Proving the tangent of the unit circle is given by the equation $z+a^2\overline{z}= 2a$

Question

Let $a$ and $b$ be complex numbers on the unit circle, i.e. $|a|=|b|=1$

(a) Show that the equation of the tangent to the unit circle at $a$ is given by:

$z+a^2\overline{z}= 2a$.

(b) Use the result of part (a) to show that the intersection of the tangents to the unit circle at $a$ and $b$ is:

$\frac{2ab}{a+b}$.

My thoughts: Given that the point $a$ is on the unit circle we know that $|a|=1$. In addition, we know that from the center of the circle to $a$ will be perpendicular with the tangent. The general formula for proving that two lines are perpendicular is: $(z_3-z_1)=e^{i\theta}(z_2-z_1)$ for some complex numbers $z_1$, $z_2$, and $z_3$.

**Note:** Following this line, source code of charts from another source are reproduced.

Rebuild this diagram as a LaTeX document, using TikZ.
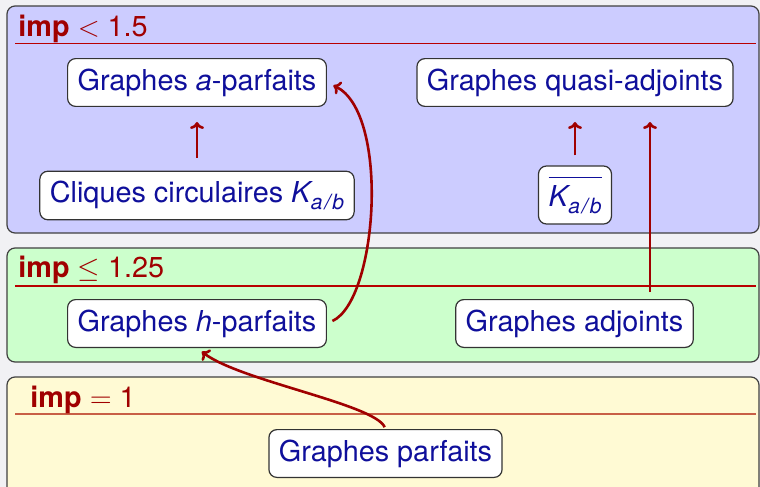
\documentclass[tikz,border=0pt]{standalone}
\usepackage{fontspec}
\setmainfont{TeX Gyre Heros}
\usetikzlibrary{arrows.meta}
\definecolor{bggray}{HTML}{F1F1F4}
\definecolor{blkblue}{HTML}{CCCCFF}
\definecolor{blkgreen}{HTML}{CCFFCC}
\definecolor{blkyellow}{HTML}{FFFAD4}
\definecolor{nodeblue}{RGB}{15,15,155}
\definecolor{titlered}{RGB}{160,0,0}
\definecolor{rulered}{RGB}{185,0,0}
\definecolor{ruleorange}{RGB}{200,95,70}
\newcommand{\kab}{{\itshape K\kern0.3pt\raisebox{-3.3pt}{\fontsize{10.5}{12}\selectfont\itshape a\kern1pt/\kern1pt b}}}
\begin{document}
\begin{tikzpicture}[x=0.5pt,y=-0.5pt,
  every node/.style={font=\fontsize{14.4}{17}\selectfont},
  box/.style={draw=black!80, fill=white, rounded corners=4pt, line width=0.6pt,
              inner xsep=5pt, inner ysep=5pt, text=nodeblue},
  block/.style={draw=black!75, rounded corners=4pt, line width=0.6pt},
  title/.style={anchor=base west, inner sep=0pt, text=titlered},
  rule/.style={line width=0.6pt},
  link/.style={draw=titlered, line width=1.3pt, -{To[length=3.5pt,width=7pt]}}
]
\clip (0,0) rectangle (760,487);
\fill[bggray] (0,0) rectangle (760,487);
% blocks
\draw[block, fill=blkblue] (7,6) rectangle (759,233);
\draw[block, fill=blkgreen] (7,248) rectangle (759,362);
\draw[block, fill=blkyellow] (7,377) rectangle (759,500);
\draw[rule, draw=rulered] (15,43.5) -- (756,43.5);
\draw[rule, draw=rulered] (15,286) -- (756,286);
\draw[rule, draw=ruleorange] (15,414) -- (756,414);
\node[title] (t1) at (18,36) {\textbf{imp} $<$ 1.5};
\node[title] (t2) at (18,277) {\textbf{imp} $\leq$ 1.25};
\node[title] (t3) at (30,407) {\textbf{imp} $=$ 1};
% nodes
\node[box] (ap) at (197,82.5) {Graphes \textit{a}-parfaits};
\node[box] (qa) at (575,82.5) {Graphes quasi-adjoints};
\node[box] (cc) at (197,195.5) {Cliques circulaires \kab};
\node[box] (kb) at (575,195) {$\overline{\mbox{\rule{0pt}{13.5pt}\kab}}$};
\node[box] (hp) at (197,323.5) {Graphes \textit{h}-parfaits};
\node[box] (adj) at (574.5,323.5) {Graphes adjoints};
\node[box] (gp) at (385.5,453.5) {Graphes parfaits};
% links
\draw[link, shorten <=6.5pt, shorten >=7.5pt] (cc.north) -- (ap.south);
\draw[link, shorten <=5pt, shorten >=7.5pt] (kb.north) -- (qa.south);
\draw[link, shorten <=3.5pt, shorten >=7.5pt] ([xshift=37.75pt]adj.north) -- ([xshift=37.75pt]adj.north |- qa.south);
\draw[link, shorten <=3pt, shorten >=3.5pt] (hp.east) .. controls +(51,-23.5) and +(63,29.5) .. (ap.east);
\draw[link, shorten <=1pt, shorten >=3pt] (gp.north) .. controls +(-11,-25) and +(43,33) .. (hp.south);
\end{tikzpicture}
\end{document}
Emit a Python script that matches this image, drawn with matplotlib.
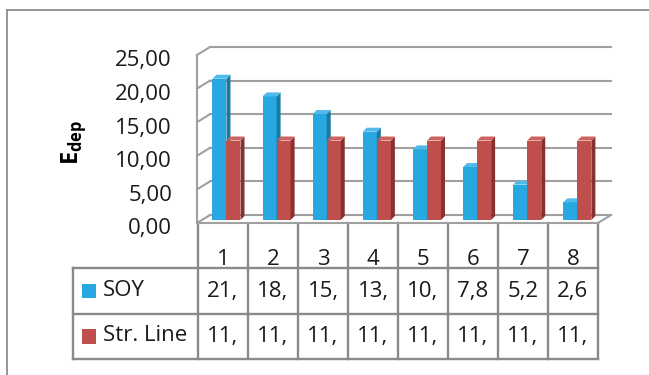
import matplotlib
matplotlib.use("Agg")
import matplotlib.pyplot as plt
from matplotlib.patches import Polygon, Rectangle
from matplotlib.transforms import ScaledTranslation

plt.rcParams['font.family'] = ['Open Sans', 'DejaVu Sans']
plt.rcParams['mathtext.fontset'] = 'custom'
plt.rcParams['mathtext.bf'] = 'Open Sans:bold'
plt.rcParams['mathtext.rm'] = 'Open Sans'

# depreciation per year
years = ['1', '2', '3', '4', '5', '6', '7', '8']
soy = [21.02, 18.39, 15.77, 13.14, 10.51, 7.88, 5.26, 2.63]
straight = [11.83, 11.83, 11.83, 11.83, 11.83, 11.83, 11.83, 11.83]
series_names = ['SOY', 'Str. Line']
yticks = [0, 5, 10, 15, 20, 25]

c_front = ['#27A8E0', '#BF4F4C']
c_side = ['#1A7AA5', '#8A302E']
c_top = ['#52BAE8', '#CC6360']
grid_c = '#A0A0A0'
table_c = '#8A8A8A'
txt_c = '#1A1A1A'

W, H = 649, 375
fig = plt.figure(figsize=(W / 100, H / 100), dpi=100)

# outer chart border (only left and top show)
fig.add_artist(plt.Line2D([7 / W, 7 / W], [0, 1 - 10 / H], color='#8C8C8C', lw=1.3))
fig.add_artist(plt.Line2D([7 / W, 1], [1 - 10 / H, 1 - 10 / H], color='#8C8C8C', lw=1.3))

# front plane of the 3d box
x0, x1 = 197, 598
yb, yt = 223, 55
ax = fig.add_axes([x0 / W, (H - yb) / H, (x1 - x0) / W, (yb - yt) / H])
ax.set_xlim(0, 8)
ax.set_ylim(0, 25)
for s in ax.spines.values():
    s.set_visible(False)
ax.set_xticks([])
ax.set_facecolor('none')

ux = (x1 - x0) / 8.0
uy = (yb - yt) / 25.0
dxw, dyw = 13 / ux, 8 / uy          # wall depth
bx, by = 4.9 / ux, 3 / uy           # bars sit a bit behind the front
ddx, ddy = 4 / ux, 4 / uy           # bar depth

# back wall grid + side wall diagonals
for v in yticks:
    ax.plot([dxw, 8 + dxw], [v + dyw, v + dyw], color=grid_c, lw=1.5, clip_on=False, zorder=1)
    ax.plot([0, dxw], [v, v + dyw], color=grid_c, lw=1.5, clip_on=False, zorder=1)
ax.plot([0, 0], [0, 25], color=grid_c, lw=1.5, clip_on=False, zorder=1)
ax.plot([8, 8 + dxw], [0, dyw], color=grid_c, lw=1.5, clip_on=False, zorder=1)

ax.set_yticks(yticks)
ax.set_yticklabels([('%.2f' % v).replace('.', ',') for v in yticks], fontsize=16, color=txt_c)
ax.tick_params(axis='y', length=0, pad=18)
for lbl in ax.get_yticklabels():
    lbl.set_transform(lbl.get_transform() + ScaledTranslation(0, -2.5 / 72, fig.dpi_scale_trans))


def bar3d(xl, w, h, k):
    xa, ya = xl + bx, by
    front = Rectangle((xa, ya), w, h, facecolor=c_front[k], edgecolor='none', zorder=3, clip_on=False)
    side = Polygon([(xa + w, ya), (xa + w + ddx, ya + ddy), (xa + w + ddx, ya + h + ddy), (xa + w, ya + h)],
                   facecolor=c_side[k], edgecolor='none', zorder=3, clip_on=False)
    top = Polygon([(xa, ya + h), (xa + w, ya + h), (xa + w + ddx, ya + h + ddy), (xa + ddx, ya + h + ddy)],
                  facecolor=c_top[k], edgecolor='none', zorder=3, clip_on=False)
    for p in (front, side, top):
        ax.add_patch(p)


bw = 0.28
for i in range(len(years)):
    bar3d(i + 0.21, bw, soy[i], 0)
    bar3d(i + 0.21 + bw, bw, straight[i], 1)

# axis title
fig.text(73 / W, 1 - 142 / H, r'$\mathbf{E}_{\mathbf{dep}}$', rotation=90, fontsize=17,
         ha='center', va='center', color='#000000')

# data table under the plot
tl, tr, tt, tb = 73, 598, 223, 359
tax = fig.add_axes([tl / W, (H - tb) / H, (tr - tl) / W, (tb - tt) / H])
tax.set_xlim(-2.5, 8)
tax.set_ylim(3, 0)
tax.axis('off')

for c in range(9):
    tax.plot([c, c], [0, 3], color=table_c, lw=1.7, clip_on=False)
tax.plot([-2.5, -2.5], [1, 3], color=table_c, lw=1.7, clip_on=False)
tax.plot([0, 8], [0, 0], color=grid_c, lw=1.5, clip_on=False)
for r in (1, 2, 3):
    tax.plot([-2.5, 8], [r, r], color=table_c, lw=1.7, clip_on=False)


def cell_text(v):
    return ('%.2f' % v).replace('.', ',')[:3]


for i, yr in enumerate(years):
    tax.text(i + 0.5, 0.8, yr, fontsize=16, ha='center', va='center', color=txt_c)
    tax.text(i + 0.5, 1.5, cell_text(soy[i]), fontsize=16, ha='center', va='center', color=txt_c)
    tax.text(i + 0.5, 2.5, cell_text(straight[i]), fontsize=16, ha='center', va='center', color=txt_c)

for r, name in enumerate(series_names):
    tax.add_patch(Rectangle((-2.33, r + 1.5 - 0.165), 0.29, 0.33, facecolor=c_front[r], edgecolor='none'))
    tax.text(-1.9, r + 1.48, name, fontsize=16, ha='left', va='center', color=txt_c)

fig.savefig('out.png', dpi=100)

We could use this equation to find a point on the line that is tangent to the circle and then find the slope of the equation. But, I don't quite understand how this would take the form of $z+a^2\overline{z}= 2a$? Thus, I cannot continue on (a) or start on (b). Any hints/help would be much appreciated!

Answer 1

With $z = x + i y$ and $a = u + i v$ we would require $$ (z-a) \bot a \iff \\ 0 = (x-u) u + (y-v) v = \mbox{Re}(a (\overline{{z-a}})) = \frac{a(\overline{z-a}) + \bar{a} (z-a)}{2} \iff \\ 0 = a^2 (\bar{z}-\bar{a}) + a \bar{a} (z - a) = a^2\bar{z}- a(a\bar{a})+ z - a \iff \\ a^2\bar{z} + z = 2a $$ because $a\bar{a} = |a|^2 = 1$.

Answer 2

now as the line is tangent , the line joining $a$ to center is perpendicular to tangent ,therefore $$\frac{z-a}{a}=ki$$ $$z=a(1+ki)$$
$$\overline{z}=\overline{a}(1-ki)$$ $$a^2\overline{z}=a^2*\overline{a}(1-ki)=a*1*(1-ki)$$ thus $$z+a^2\overline{z}=2a$$

Answer 3

The (A) part is done in another answer.

(B)$$z_1=a(1+it_1)$$$$z_2=b(1+it_2)$$at $P$, they meet. Then $$t_1=-t_2$$ from here you can get the answer.

Answer 4

(a) Since we know the tangent line and the radius from the origin to $a$ are perpendicular, we can say $$z-a = a(e^{\pi i/2}k) = aki$$ where $k$ is some integer. Manipulating the equation we get: \begin{align*} z-a &= aki \\ z &= a(1+ki) \\ \overline{z} &= \overline{a}(1-ki) \\ a^2\overline{z} &= a^2\overline{a}(1-ki) \end{align*} Let's simplify the right side: $$a^2\overline{a}(1-ki) = a\cdot a\overline{a}(1-ki) = a\cdot |a|^2(1-ki) = a(1-ki)$$ Now we can continue: \begin{align*} a^2\overline{z} &= a^2\overline{a}(1-ki) \\ a^2\overline{z} &= a(1-ki) \\ a^2\overline{z} &= a-aki \\ a^2\overline{z} &= 2a - a - aki \\ a^2\overline{z} &= 2a - z \\ z+a^2\overline{z} &= 2a \end{align*}

(b) Let's set $w$ as the intersecting point. Using out solution from part a, we can say: $$w+a^2\overline{w}-2a=0=w+b^2\overline{w}-2b$$ Let's manipulate this equation: \begin{align*} w+a^2\overline{w}-2a &= w+b^2\overline{w}-2b \\ a^2\overline{w}-b^2\overline{w} &= 2a-2b \\ \overline{w}(a^2-b^2) & = 2(a-b) \\ \overline{w}(a+b) &= 2 \\ \overline{w} &= \frac{2}{a+b} \\ w &= \frac{2}{\overline{a}+\overline{b}} \end{align*} Let's take a step back and figure $\overline{a}$ and $\overline{b}$ \begin{align*} a\overline{a} = |a|^2 \\ a\overline{a} = 1 \\ \overline{a} = \frac{1}{a} \end{align*} Using same logic, we can also derive $\overline{b} = \frac{1}{b}$ Now let's substitute these values in: \begin{align*} w &= \frac{2}{\overline{a}+\overline{b}} \\ &= \frac{2}{\frac{1}{a}+\frac{1}{b}} \\ &= \frac{2}{\frac{a+b}{ab}} \\ &= \frac{2ab}{a+b} \end{align*}